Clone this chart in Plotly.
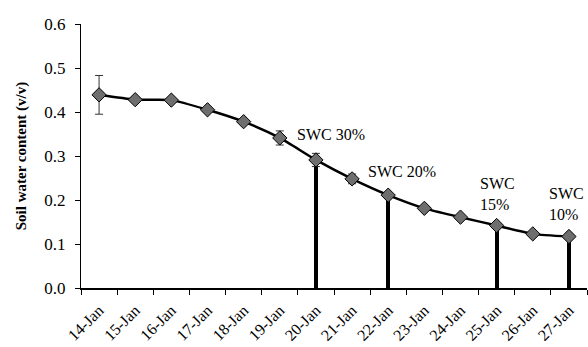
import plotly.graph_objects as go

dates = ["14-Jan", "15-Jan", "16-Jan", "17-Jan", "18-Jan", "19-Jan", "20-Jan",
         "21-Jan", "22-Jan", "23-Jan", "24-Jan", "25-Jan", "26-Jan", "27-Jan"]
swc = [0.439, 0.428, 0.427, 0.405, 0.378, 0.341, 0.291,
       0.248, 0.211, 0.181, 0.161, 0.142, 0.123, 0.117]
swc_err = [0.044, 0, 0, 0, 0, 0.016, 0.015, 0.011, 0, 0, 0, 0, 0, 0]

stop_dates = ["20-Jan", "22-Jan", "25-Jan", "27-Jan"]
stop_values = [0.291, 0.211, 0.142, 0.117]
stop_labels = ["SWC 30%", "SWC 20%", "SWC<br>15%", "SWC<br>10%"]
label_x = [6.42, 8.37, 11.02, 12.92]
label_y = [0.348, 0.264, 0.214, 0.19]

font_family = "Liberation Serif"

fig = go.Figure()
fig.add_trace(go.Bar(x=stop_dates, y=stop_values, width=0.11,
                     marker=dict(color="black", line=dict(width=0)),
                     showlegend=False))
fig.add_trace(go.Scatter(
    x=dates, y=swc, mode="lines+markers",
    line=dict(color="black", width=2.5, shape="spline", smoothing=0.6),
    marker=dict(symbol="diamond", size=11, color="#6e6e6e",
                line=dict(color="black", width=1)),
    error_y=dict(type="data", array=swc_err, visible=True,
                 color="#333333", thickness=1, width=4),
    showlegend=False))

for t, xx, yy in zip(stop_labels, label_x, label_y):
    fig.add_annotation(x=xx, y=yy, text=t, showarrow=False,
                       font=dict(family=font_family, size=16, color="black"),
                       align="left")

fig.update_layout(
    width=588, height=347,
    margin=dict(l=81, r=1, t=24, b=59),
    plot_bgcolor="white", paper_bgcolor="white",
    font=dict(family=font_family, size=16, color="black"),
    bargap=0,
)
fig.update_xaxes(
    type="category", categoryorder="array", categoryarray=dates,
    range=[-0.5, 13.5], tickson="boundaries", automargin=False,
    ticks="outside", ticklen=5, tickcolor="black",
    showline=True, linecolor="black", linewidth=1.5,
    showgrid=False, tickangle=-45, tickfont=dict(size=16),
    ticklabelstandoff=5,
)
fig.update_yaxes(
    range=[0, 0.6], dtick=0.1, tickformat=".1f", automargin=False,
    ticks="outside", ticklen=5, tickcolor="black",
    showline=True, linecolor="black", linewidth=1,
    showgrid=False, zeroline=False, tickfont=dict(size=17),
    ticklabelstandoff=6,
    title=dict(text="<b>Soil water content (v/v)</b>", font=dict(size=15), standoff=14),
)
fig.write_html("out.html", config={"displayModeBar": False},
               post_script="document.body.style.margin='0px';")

## Task to complete
Omit every picture, then reproduce the rest of the listing exactly.

## Response below
Clone this chart in Plotly.
import plotly.graph_objects as go

dates = ["14-Jan", "15-Jan", "16-Jan", "17-Jan", "18-Jan", "19-Jan", "20-Jan",
         "21-Jan", "22-Jan", "23-Jan", "24-Jan", "25-Jan", "26-Jan", "27-Jan"]
swc = [0.439, 0.428, 0.427, 0.405, 0.378, 0.341, 0.291,
       0.248, 0.211, 0.181, 0.161, 0.142, 0.123, 0.117]
swc_err = [0.044, 0, 0, 0, 0, 0.016, 0.015, 0.011, 0, 0, 0, 0, 0, 0]

stop_dates = ["20-Jan", "22-Jan", "25-Jan", "27-Jan"]
stop_values = [0.291, 0.211, 0.142, 0.117]
stop_labels = ["SWC 30%", "SWC 20%", "SWC<br>15%", "SWC<br>10%"]
label_x = [6.42, 8.37, 11.02, 12.92]
label_y = [0.348, 0.264, 0.214, 0.19]

font_family = "Liberation Serif"

fig = go.Figure()
fig.add_trace(go.Bar(x=stop_dates, y=stop_values, width=0.11,
                     marker=dict(color="black", line=dict(width=0)),
                     showlegend=False))
fig.add_trace(go.Scatter(
    x=dates, y=swc, mode="lines+markers",
    line=dict(color="black", width=2.5, shape="spline", smoothing=0.6),
    marker=dict(symbol="diamond", size=11, color="#6e6e6e",
                line=dict(color="black", width=1)),
    error_y=dict(type="data", array=swc_err, visible=True,
                 color="#333333", thickness=1, width=4),
    showlegend=False))

for t, xx, yy in zip(stop_labels, label_x, label_y):
    fig.add_annotation(x=xx, y=yy, text=t, showarrow=False,
                       font=dict(family=font_family, size=16, color="black"),
                       align="left")

fig.update_layout(
    width=588, height=347,
    margin=dict(l=81, r=1, t=24, b=59),
    plot_bgcolor="white", paper_bgcolor="white",
    font=dict(family=font_family, size=16, color="black"),
    bargap=0,
)
fig.update_xaxes(
    type="category", categoryorder="array", categoryarray=dates,
    range=[-0.5, 13.5], tickson="boundaries", automargin=False,
    ticks="outside", ticklen=5, tickcolor="black",
    showline=True, linecolor="black", linewidth=1.5,
    showgrid=False, tickangle=-45, tickfont=dict(size=16),
    ticklabelstandoff=5,
)
fig.update_yaxes(
    range=[0, 0.6], dtick=0.1, tickformat=".1f", automargin=False,
    ticks="outside", ticklen=5, tickcolor="black",
    showline=True, linecolor="black", linewidth=1,
    showgrid=False, zeroline=False, tickfont=dict(size=17),
    ticklabelstandoff=6,
    title=dict(text="<b>Soil water content (v/v)</b>", font=dict(size=15), standoff=14),
)
fig.write_html("out.html", config={"displayModeBar": False},
               post_script="document.body.style.margin='0px';")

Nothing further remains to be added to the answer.